### WHAT YOU SHOULD DO
Repeat the material verbatim. Images are excluded from the copy.

### DATASET SECTION

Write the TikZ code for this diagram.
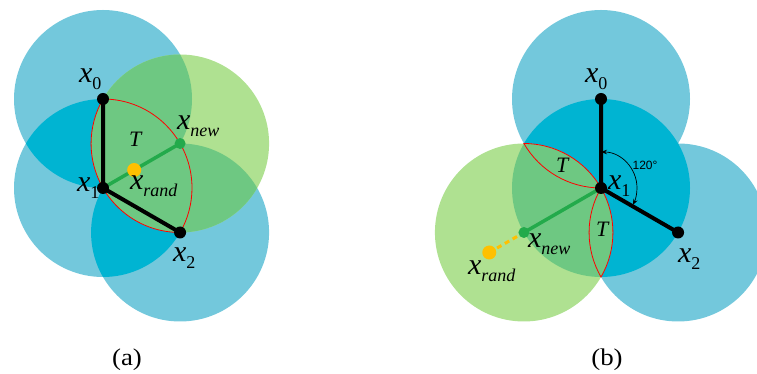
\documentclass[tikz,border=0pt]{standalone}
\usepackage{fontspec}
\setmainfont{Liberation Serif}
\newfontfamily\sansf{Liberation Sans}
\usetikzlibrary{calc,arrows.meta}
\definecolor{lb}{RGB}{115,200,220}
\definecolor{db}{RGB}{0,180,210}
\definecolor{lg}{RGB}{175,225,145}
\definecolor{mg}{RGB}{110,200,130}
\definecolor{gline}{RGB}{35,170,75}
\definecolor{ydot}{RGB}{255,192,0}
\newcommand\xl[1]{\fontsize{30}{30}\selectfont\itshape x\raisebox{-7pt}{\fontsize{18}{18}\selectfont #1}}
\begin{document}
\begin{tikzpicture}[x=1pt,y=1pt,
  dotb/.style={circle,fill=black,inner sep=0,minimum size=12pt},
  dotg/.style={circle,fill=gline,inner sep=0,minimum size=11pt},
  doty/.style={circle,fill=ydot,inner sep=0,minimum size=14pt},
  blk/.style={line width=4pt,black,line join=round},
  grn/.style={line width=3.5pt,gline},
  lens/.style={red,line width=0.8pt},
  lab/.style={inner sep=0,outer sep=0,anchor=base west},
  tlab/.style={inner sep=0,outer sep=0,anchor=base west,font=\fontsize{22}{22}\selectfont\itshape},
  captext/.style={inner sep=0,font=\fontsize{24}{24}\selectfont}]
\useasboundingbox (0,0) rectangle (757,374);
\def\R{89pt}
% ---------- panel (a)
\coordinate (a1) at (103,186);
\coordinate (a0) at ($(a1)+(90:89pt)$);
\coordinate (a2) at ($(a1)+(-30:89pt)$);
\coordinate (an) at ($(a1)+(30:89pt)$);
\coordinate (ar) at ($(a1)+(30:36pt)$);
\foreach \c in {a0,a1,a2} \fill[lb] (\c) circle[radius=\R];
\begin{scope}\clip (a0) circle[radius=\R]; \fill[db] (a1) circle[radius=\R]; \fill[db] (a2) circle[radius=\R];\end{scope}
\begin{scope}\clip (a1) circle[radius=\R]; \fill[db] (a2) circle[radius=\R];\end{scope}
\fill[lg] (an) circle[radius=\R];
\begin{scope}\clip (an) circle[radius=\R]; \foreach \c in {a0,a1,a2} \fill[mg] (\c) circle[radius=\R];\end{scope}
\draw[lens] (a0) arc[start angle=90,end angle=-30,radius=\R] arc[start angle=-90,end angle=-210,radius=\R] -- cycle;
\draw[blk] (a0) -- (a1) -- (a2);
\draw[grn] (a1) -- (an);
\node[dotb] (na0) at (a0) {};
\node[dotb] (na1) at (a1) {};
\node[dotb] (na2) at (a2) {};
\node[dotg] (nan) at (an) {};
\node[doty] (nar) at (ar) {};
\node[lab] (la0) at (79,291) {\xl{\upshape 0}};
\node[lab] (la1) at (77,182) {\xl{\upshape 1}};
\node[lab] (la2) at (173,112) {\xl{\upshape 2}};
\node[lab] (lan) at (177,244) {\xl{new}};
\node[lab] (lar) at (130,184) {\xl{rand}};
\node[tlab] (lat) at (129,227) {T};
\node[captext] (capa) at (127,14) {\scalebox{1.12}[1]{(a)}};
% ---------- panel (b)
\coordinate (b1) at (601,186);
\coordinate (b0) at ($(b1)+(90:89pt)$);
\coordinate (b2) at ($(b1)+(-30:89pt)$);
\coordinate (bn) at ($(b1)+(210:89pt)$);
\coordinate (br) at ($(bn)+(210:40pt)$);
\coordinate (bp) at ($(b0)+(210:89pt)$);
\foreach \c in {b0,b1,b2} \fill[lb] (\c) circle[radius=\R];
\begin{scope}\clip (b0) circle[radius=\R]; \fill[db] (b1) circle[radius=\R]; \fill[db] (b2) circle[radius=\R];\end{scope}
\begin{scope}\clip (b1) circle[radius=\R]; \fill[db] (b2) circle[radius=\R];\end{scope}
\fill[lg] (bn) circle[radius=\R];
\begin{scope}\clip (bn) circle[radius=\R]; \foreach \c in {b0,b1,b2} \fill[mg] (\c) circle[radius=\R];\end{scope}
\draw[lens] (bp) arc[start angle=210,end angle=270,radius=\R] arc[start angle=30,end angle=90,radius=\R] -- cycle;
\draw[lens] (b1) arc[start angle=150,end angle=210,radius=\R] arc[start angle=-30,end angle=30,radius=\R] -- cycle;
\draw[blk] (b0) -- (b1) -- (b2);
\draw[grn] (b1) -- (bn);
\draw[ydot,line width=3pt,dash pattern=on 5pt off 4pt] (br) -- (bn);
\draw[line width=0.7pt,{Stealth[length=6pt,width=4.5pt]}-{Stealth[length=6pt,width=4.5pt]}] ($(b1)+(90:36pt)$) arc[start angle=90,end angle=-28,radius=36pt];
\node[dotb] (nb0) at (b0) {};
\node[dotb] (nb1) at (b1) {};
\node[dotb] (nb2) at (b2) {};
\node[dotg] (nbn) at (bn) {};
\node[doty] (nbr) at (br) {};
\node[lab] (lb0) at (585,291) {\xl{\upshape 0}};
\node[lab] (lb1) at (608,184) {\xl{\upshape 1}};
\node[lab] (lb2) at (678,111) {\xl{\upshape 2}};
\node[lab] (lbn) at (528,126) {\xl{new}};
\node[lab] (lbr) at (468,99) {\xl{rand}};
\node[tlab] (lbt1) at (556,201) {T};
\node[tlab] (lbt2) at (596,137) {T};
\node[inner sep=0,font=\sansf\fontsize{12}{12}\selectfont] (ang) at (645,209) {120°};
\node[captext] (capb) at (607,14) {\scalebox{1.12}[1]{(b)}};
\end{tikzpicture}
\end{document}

### THE ANSWER
Write the TikZ code for this diagram.
\documentclass[tikz,border=0pt]{standalone}
\usepackage{fontspec}
\setmainfont{Liberation Serif}
\newfontfamily\sansf{Liberation Sans}
\usetikzlibrary{calc,arrows.meta}
\definecolor{lb}{RGB}{115,200,220}
\definecolor{db}{RGB}{0,180,210}
\definecolor{lg}{RGB}{175,225,145}
\definecolor{mg}{RGB}{110,200,130}
\definecolor{gline}{RGB}{35,170,75}
\definecolor{ydot}{RGB}{255,192,0}
\newcommand\xl[1]{\fontsize{30}{30}\selectfont\itshape x\raisebox{-7pt}{\fontsize{18}{18}\selectfont #1}}
\begin{document}
\begin{tikzpicture}[x=1pt,y=1pt,
  dotb/.style={circle,fill=black,inner sep=0,minimum size=12pt},
  dotg/.style={circle,fill=gline,inner sep=0,minimum size=11pt},
  doty/.style={circle,fill=ydot,inner sep=0,minimum size=14pt},
  blk/.style={line width=4pt,black,line join=round},
  grn/.style={line width=3.5pt,gline},
  lens/.style={red,line width=0.8pt},
  lab/.style={inner sep=0,outer sep=0,anchor=base west},
  tlab/.style={inner sep=0,outer sep=0,anchor=base west,font=\fontsize{22}{22}\selectfont\itshape},
  captext/.style={inner sep=0,font=\fontsize{24}{24}\selectfont}]
\useasboundingbox (0,0) rectangle (757,374);
\def\R{89pt}
% ---------- panel (a)
\coordinate (a1) at (103,186);
\coordinate (a0) at ($(a1)+(90:89pt)$);
\coordinate (a2) at ($(a1)+(-30:89pt)$);
\coordinate (an) at ($(a1)+(30:89pt)$);
\coordinate (ar) at ($(a1)+(30:36pt)$);
\foreach \c in {a0,a1,a2} \fill[lb] (\c) circle[radius=\R];
\begin{scope}\clip (a0) circle[radius=\R]; \fill[db] (a1) circle[radius=\R]; \fill[db] (a2) circle[radius=\R];\end{scope}
\begin{scope}\clip (a1) circle[radius=\R]; \fill[db] (a2) circle[radius=\R];\end{scope}
\fill[lg] (an) circle[radius=\R];
\begin{scope}\clip (an) circle[radius=\R]; \foreach \c in {a0,a1,a2} \fill[mg] (\c) circle[radius=\R];\end{scope}
\draw[lens] (a0) arc[start angle=90,end angle=-30,radius=\R] arc[start angle=-90,end angle=-210,radius=\R] -- cycle;
\draw[blk] (a0) -- (a1) -- (a2);
\draw[grn] (a1) -- (an);
\node[dotb] (na0) at (a0) {};
\node[dotb] (na1) at (a1) {};
\node[dotb] (na2) at (a2) {};
\node[dotg] (nan) at (an) {};
\node[doty] (nar) at (ar) {};
\node[lab] (la0) at (79,291) {\xl{\upshape 0}};
\node[lab] (la1) at (77,182) {\xl{\upshape 1}};
\node[lab] (la2) at (173,112) {\xl{\upshape 2}};
\node[lab] (lan) at (177,244) {\xl{new}};
\node[lab] (lar) at (130,184) {\xl{rand}};
\node[tlab] (lat) at (129,227) {T};
\node[captext] (capa) at (127,14) {\scalebox{1.12}[1]{(a)}};
% ---------- panel (b)
\coordinate (b1) at (601,186);
\coordinate (b0) at ($(b1)+(90:89pt)$);
\coordinate (b2) at ($(b1)+(-30:89pt)$);
\coordinate (bn) at ($(b1)+(210:89pt)$);
\coordinate (br) at ($(bn)+(210:40pt)$);
\coordinate (bp) at ($(b0)+(210:89pt)$);
\foreach \c in {b0,b1,b2} \fill[lb] (\c) circle[radius=\R];
\begin{scope}\clip (b0) circle[radius=\R]; \fill[db] (b1) circle[radius=\R]; \fill[db] (b2) circle[radius=\R];\end{scope}
\begin{scope}\clip (b1) circle[radius=\R]; \fill[db] (b2) circle[radius=\R];\end{scope}
\fill[lg] (bn) circle[radius=\R];
\begin{scope}\clip (bn) circle[radius=\R]; \foreach \c in {b0,b1,b2} \fill[mg] (\c) circle[radius=\R];\end{scope}
\draw[lens] (bp) arc[start angle=210,end angle=270,radius=\R] arc[start angle=30,end angle=90,radius=\R] -- cycle;
\draw[lens] (b1) arc[start angle=150,end angle=210,radius=\R] arc[start angle=-30,end angle=30,radius=\R] -- cycle;
\draw[blk] (b0) -- (b1) -- (b2);
\draw[grn] (b1) -- (bn);
\draw[ydot,line width=3pt,dash pattern=on 5pt off 4pt] (br) -- (bn);
\draw[line width=0.7pt,{Stealth[length=6pt,width=4.5pt]}-{Stealth[length=6pt,width=4.5pt]}] ($(b1)+(90:36pt)$) arc[start angle=90,end angle=-28,radius=36pt];
\node[dotb] (nb0) at (b0) {};
\node[dotb] (nb1) at (b1) {};
\node[dotb] (nb2) at (b2) {};
\node[dotg] (nbn) at (bn) {};
\node[doty] (nbr) at (br) {};
\node[lab] (lb0) at (585,291) {\xl{\upshape 0}};
\node[lab] (lb1) at (608,184) {\xl{\upshape 1}};
\node[lab] (lb2) at (678,111) {\xl{\upshape 2}};
\node[lab] (lbn) at (528,126) {\xl{new}};
\node[lab] (lbr) at (468,99) {\xl{rand}};
\node[tlab] (lbt1) at (556,201) {T};
\node[tlab] (lbt2) at (596,137) {T};
\node[inner sep=0,font=\sansf\fontsize{12}{12}\selectfont] (ang) at (645,209) {120°};
\node[captext] (capb) at (607,14) {\scalebox{1.12}[1]{(b)}};
\end{tikzpicture}
\end{document}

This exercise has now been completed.